The Art Institute of Chicago opened its new building—completed in time for the second year of the World’s Columbian Exposition—on December 8, 1893, at the intersection of Michigan Avenue and Adams Street. For the opening reception, Theodore Thomas and the Orchestra performed Schubert’s Three Marches (from the Six Grand Marches, D. 819, orchestrated by Thomas), the second movement of Beethoven’s Second Symphony, Dvořák’s Second Slavonic Rhapsody, Goldmark’s Serenade from The Rustic Wedding, the Elegy and Waltz from Tchaikovsky’s Serenade for String Orchestra, and Wagner’s Forest Murmurs from Siegfried.
The Art Institute’s south garden was the first site of The Spirit of Music, a memorial to Thomas, originally dedicated on April 24, 1924. It was designed by architect Howard Van Doren Shaw and sculpted by Albin Polasek. Subsequently moved on multiple occasions and even temporarily presumed to be lost, the memorial ultimately was moved to Grant Park at the intersection of Michigan and Balbo avenues and rededicated on October 18, 1991, at the conclusion of the Orchestra’s centennial celebration.

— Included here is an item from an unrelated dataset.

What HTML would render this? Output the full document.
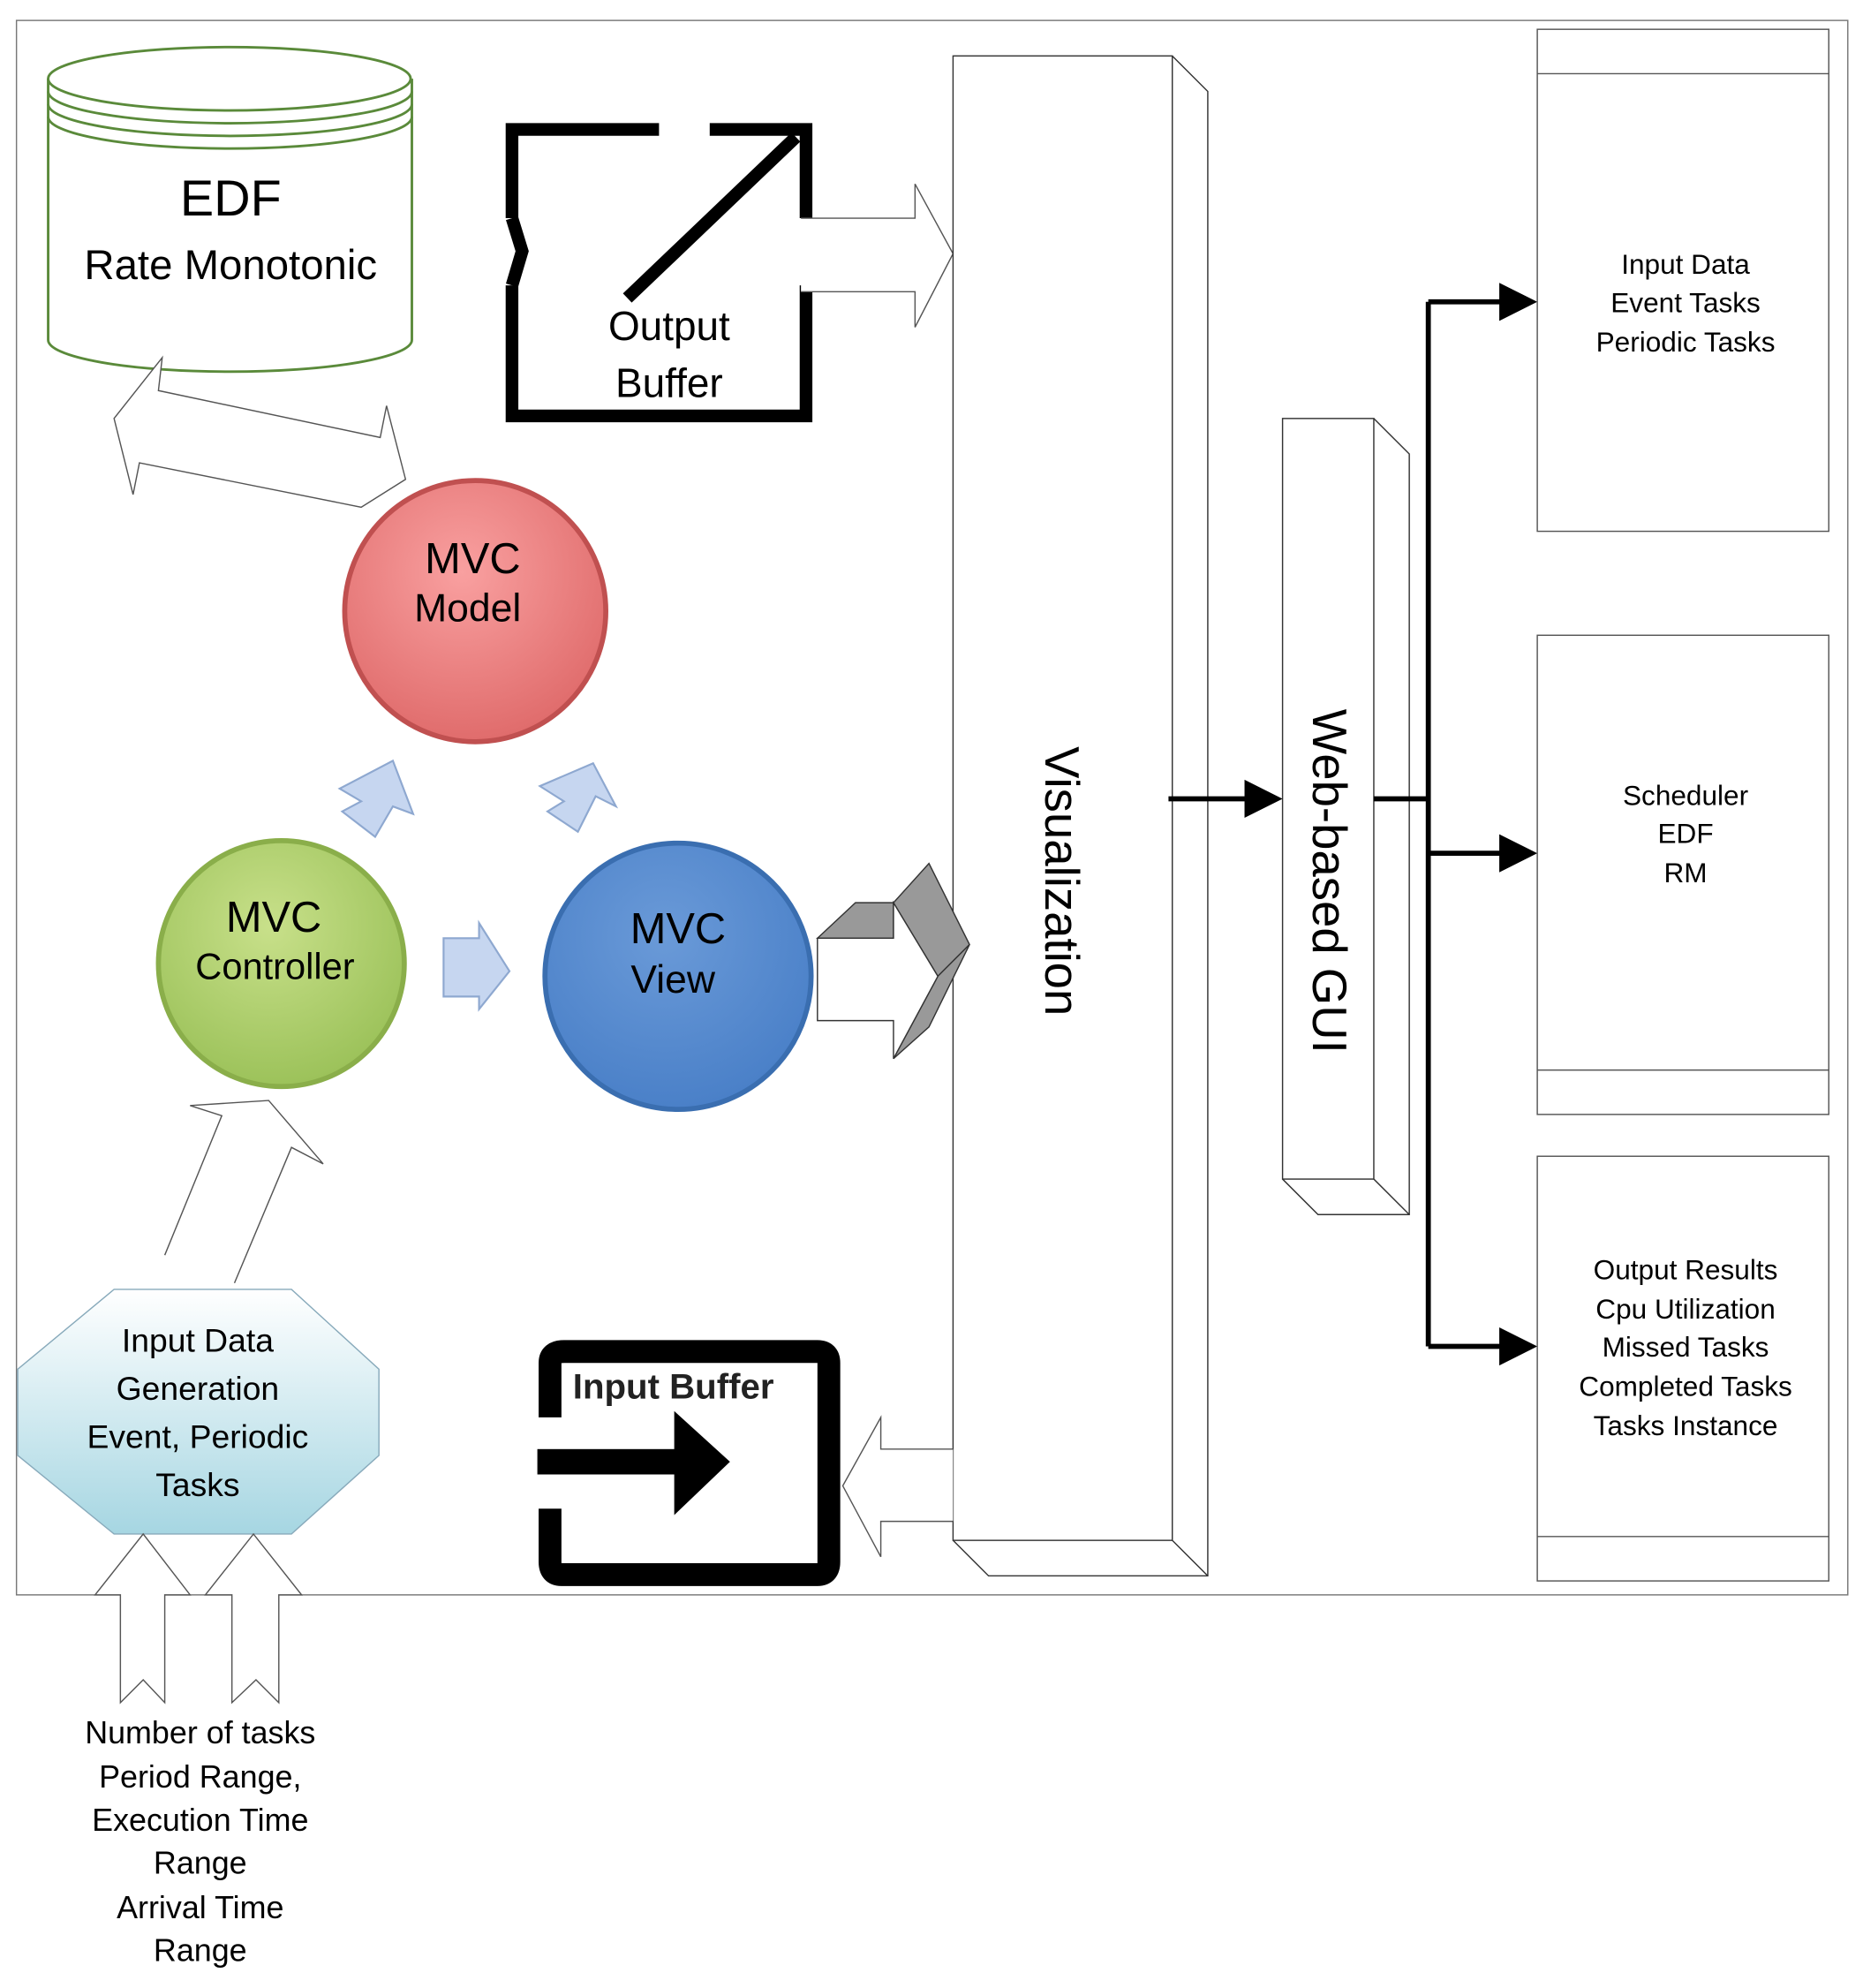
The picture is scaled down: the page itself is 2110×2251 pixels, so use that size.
<!DOCTYPE html>
<html><head><style>html,body{margin:0;padding:0;background:#fff}svg{display:block}text{font-family:"Liberation Sans",sans-serif}</style></head><body>
<svg width="2110" height="2251" viewBox="0 0 1470 1568" xmlns="http://www.w3.org/2000/svg">
<defs>
<radialGradient id="gr" cx="45%" cy="35%" r="65%"><stop offset="0" stop-color="#f9a0a0"/><stop offset="1" stop-color="#e06c6c"/></radialGradient>
<radialGradient id="gg" cx="45%" cy="35%" r="65%"><stop offset="0" stop-color="#c8e08a"/><stop offset="1" stop-color="#9cc25a"/></radialGradient>
<radialGradient id="gb" cx="45%" cy="35%" r="65%"><stop offset="0" stop-color="#6a9ad8"/><stop offset="1" stop-color="#4a80c8"/></radialGradient>
<linearGradient id="go" x1="0" y1="0" x2="0" y2="1"><stop offset="0" stop-color="#ffffff"/><stop offset="1" stop-color="#a6d6e2"/></linearGradient>
</defs>
<rect x="13" y="16" width="1445" height="1242" fill="none" stroke="#777" stroke-width="1"/>
<!-- cylinder -->
<path d="M38 62 V268 A143 25 0 0 0 325 268 V62" fill="#fff" stroke="#5a8a3a" stroke-width="2"/>
<ellipse cx="181" cy="62" rx="143" ry="25" fill="#fff" stroke="#5a8a3a" stroke-width="2"/>
<path d="M38 72 A143 25 0 0 0 325 72 M38 82 A143 25 0 0 0 325 82 M38 92 A143 25 0 0 0 325 92" fill="none" stroke="#5a8a3a" stroke-width="2"/>
<text x="182" y="170" font-size="40" text-anchor="middle">EDF</text>
<text x="182" y="220" font-size="33" text-anchor="middle">Rate Monotonic</text>
<!-- output buffer -->
<path d="M520 102 H404 V172 M404 225 V328 H636 V225 M636 172 V102 H560" fill="none" stroke="#000" stroke-width="10"/>
<path d="M404 172 L412 198 L404 225" fill="none" stroke="#000" stroke-width="10"/>
<line x1="495" y1="235" x2="628" y2="108" stroke="#000" stroke-width="10"/>
<text x="528" y="268" font-size="32" text-anchor="middle">Output</text>
<text x="528" y="313" font-size="32" text-anchor="middle">Buffer</text>
<path d="M632 172 H722 V145 L752 200 L722 258 V230 H632" fill="#fff" stroke="#555"/>
<!-- visualization -->
<path d="M925 44 L953 72 V1243 H780 L752 1215" fill="#fff" stroke="#333"/>
<line x1="925" y1="1215" x2="953" y2="1243" stroke="#333"/>
<rect x="752" y="44" width="173" height="1171" fill="#fff" stroke="#333"/>
<text transform="translate(825,695) rotate(90)" font-size="38" text-anchor="middle">Visualization</text>
<!-- web gui -->
<path d="M1084 330 L1112 358 V958 H1040 L1012 930" fill="#fff" stroke="#333"/>
<line x1="1084" y1="930" x2="1112" y2="958" stroke="#333"/>
<rect x="1012" y="330" width="72" height="600" fill="#fff" stroke="#333"/>
<text transform="translate(1036,695) rotate(90)" font-size="38" text-anchor="middle">Web-based GUI</text>
<line x1="922" y1="630" x2="985" y2="630" stroke="#000" stroke-width="4"/>
<polygon points="982,615 1012,630 982,645" fill="#000"/>
<path d="M1084 630 H1127 M1127 238 V1062 M1127 238 H1187 M1127 673 H1187 M1127 1062 H1187" stroke="#000" stroke-width="4" fill="none"/>
<polygon points="1183,223 1213,238 1183,253" fill="#000"/>
<polygon points="1183,658 1213,673 1183,688" fill="#000"/>
<polygon points="1183,1047 1213,1062 1183,1077" fill="#000"/>
<!-- right boxes -->
<g fill="#fff" stroke="#555">
<rect x="1213" y="23" width="230" height="396"/><line x1="1213" y1="58" x2="1443" y2="58"/>
<rect x="1213" y="501" width="230" height="378"/><line x1="1213" y1="844" x2="1443" y2="844"/>
<rect x="1213" y="912" width="230" height="335"/><line x1="1213" y1="1212" x2="1443" y2="1212"/>
</g>
<g font-size="22" text-anchor="middle">
<text x="1330" y="216">Input Data</text><text x="1330" y="246">Event Tasks</text><text x="1330" y="277">Periodic Tasks</text>
<text x="1330" y="635">Scheduler</text><text x="1330" y="665">EDF</text><text x="1330" y="696">RM</text>
<text x="1330" y="1009">Output Results</text><text x="1330" y="1040">Cpu Utilization</text><text x="1330" y="1070">Missed Tasks</text><text x="1330" y="1101">Completed Tasks</text><text x="1330" y="1132">Tasks Instance</text>
</g>
<!-- double arrow cylinder-model -->
<path d="M128 282 L90 330 L105 390 L110 365 L285 400 L320 378 L305 320 L300 345 L125 308 Z" fill="#fff" stroke="#555"/>
<!-- circles -->
<circle cx="375" cy="482" r="103" fill="url(#gr)" stroke="#c05050" stroke-width="4"/>
<circle cx="222" cy="760" r="97" fill="url(#gg)" stroke="#8aae4a" stroke-width="4"/>
<circle cx="535" cy="770" r="105" fill="url(#gb)" stroke="#3a6eb0" stroke-width="4"/>
<text x="373" y="452" font-size="34" text-anchor="middle">MVC</text><text x="369" y="490" font-size="31" text-anchor="middle">Model</text>
<text x="216" y="735" font-size="34" text-anchor="middle">MVC</text><text x="217" y="772" font-size="29" text-anchor="middle">Controller</text>
<text x="535" y="744" font-size="34" text-anchor="middle">MVC</text><text x="531" y="783" font-size="31" text-anchor="middle">View</text>
<!-- small blue arrows -->
<g fill="#c6d6f0" stroke="#8ea8d0" stroke-width="1.5">
<polygon points="350,740 378,740 378,728 402,766 378,796 378,786 350,786"/>
<polygon points="270,640 285,632 268,622 310,600 326,642 310,636 296,660"/>
<polygon points="432,640 445,632 426,620 468,602 486,636 470,628 456,656"/>
</g>
<!-- gray 3d arrow -->
<polygon points="645,740 675,712 705,712 705,740" fill="#999" stroke="#333"/>
<polygon points="705,712 733,681 765,745 740,770" fill="#999" stroke="#333"/>
<polygon points="740,770 765,745 733,810 705,835" fill="#999" stroke="#333"/>
<polygon points="645,740 705,740 705,712 740,770 705,835 705,805 645,805" fill="#fff" stroke="#333"/>
<!-- input data octagon -->
<polygon points="90,1017 230,1017 299,1080 299,1148 230,1210 90,1210 14,1148 14,1080" fill="url(#go)" stroke="#8ab"/>
<g font-size="26" text-anchor="middle"><text x="156" y="1066">Input Data</text><text x="156" y="1104">Generation</text><text x="156" y="1142">Event, Periodic</text><text x="156" y="1180">Tasks</text></g>
<path d="M130 990 L175 880 L150 872 L212 868 L255 918 L230 905 L185 1012" fill="#fff" stroke="#555"/>
<!-- up arrows -->
<path d="M95 1343 V1258 H75 L113 1210 L150 1258 H130 V1343 L113 1325 Z" fill="#fff" stroke="#555"/>
<path d="M183 1343 V1258 H162 L200 1210 L238 1258 H220 V1343 L202 1325 Z" fill="#fff" stroke="#555"/>
<g font-size="25" text-anchor="middle"><text x="158" y="1375">Number of tasks</text><text x="158" y="1410">Period Range,</text><text x="158" y="1444">Execution Time</text><text x="158" y="1478">Range</text><text x="158" y="1513">Arrival Time</text><text x="158" y="1547">Range</text></g>
<!-- input buffer -->
<path d="M752 1143 H695 V1118 L665 1172 L695 1228 V1200 H752" fill="#fff" stroke="#555"/>
<path d="M434 1118 V1075 Q434 1066 445 1066 H645 Q654 1066 654 1075 V1232 Q654 1242 645 1242 H443 Q434 1242 434 1232 V1190" fill="none" stroke="#000" stroke-width="18"/>
<rect x="424" y="1143" width="112" height="20" fill="#000"/>
<polygon points="532,1113 576,1153 532,1195" fill="#000"/>
<text x="452" y="1103" font-size="28" font-weight="bold" fill="#222">Input Buffer</text>
</svg>
</body></html>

Directly behind the statue is a carved frieze including images of musicians. In its center is an inscription with text culled from a telegram sent from Ignace Paderewski to Rose Fay Thomas on January 5, 1905, the day following her husband’s death. Upon hearing the news, Paderewski had written: “Scarcely any man in any land has done so much for the musical education of the people as did Theodore Thomas in this country. The nobility of his ideals with the magnitude of his achievement will assure him everlasting glory.”